A atriz Fernanda Montenegro, dama do teatro brasileiro, assim como outros artistas, se manifestou emitindo uma carta pedindo que o prefeito de São Paulo, Ricardo Nunes (MDB) reveja o despejo: “(...) Trata-se de uma companhia de teatro altamente criativa. São 17 anos de atividade. Mais de 400 projetos realizados, tendo como base esta sendo neste bairro. É uma companhia teatral fundamental em São Paulo e no Brasil. O “Teatro de Contêiner Mungunzá”, permanecendo nesse endereço na cidade de São Paulo, é um sinal de renascimento desse bairro. Um espaço de comunhão humana.” Em vídeo publicado nas redes sociais, Marieta Severo classificou a ação dos guardas como lamentável: "me remeteu aos piores tempos de uma ditadura, que eu vivi, onde os teatros eram invadidos, onde os atores eram ameaçados.”
“Quero deixar aqui a minha tristeza profunda por esse momento, e a minha vontade, a minha esperança de que isso não aconteça mais no Brasil. Não há mais espaço para isso. Nós vivemos uma democracia plena, precisamos dela, gostamos dela, queremos viver nela. E esse tipo de cena não compactua, não pode acontecer na democracia, na liberdade que a gente precisa, principalmente nas nossas artes, na nossa cultura”, disse a atriz.

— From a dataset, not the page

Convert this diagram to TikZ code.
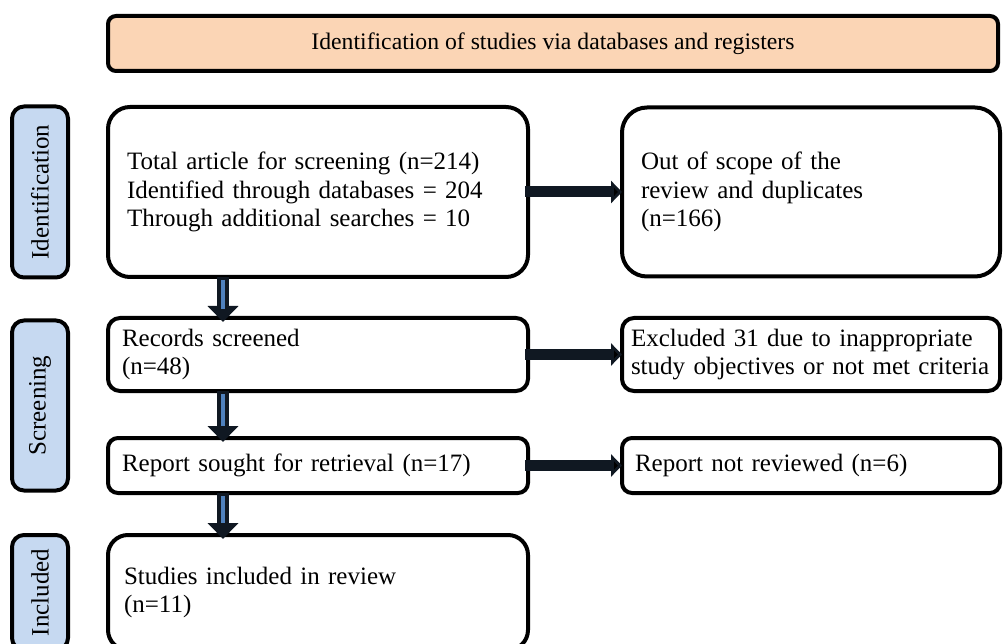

Foi concedido à companhia apenas 180 dias para evacuar o espaço e deixar todo seu legado para trás, assim como uma história de resistência, acolhimento e proliferação da arte como um direito para pessoas que muitas vezes não têm o básico para viver. Seria a arte considerada algo básico para viver? Nossos políticos, principalmente os de São Paulo, acham que não, mas quando não se tem nada, a arte alimenta, veste e muitas vezes, incontáveis, ampara. O Teatro de Contêiner fica.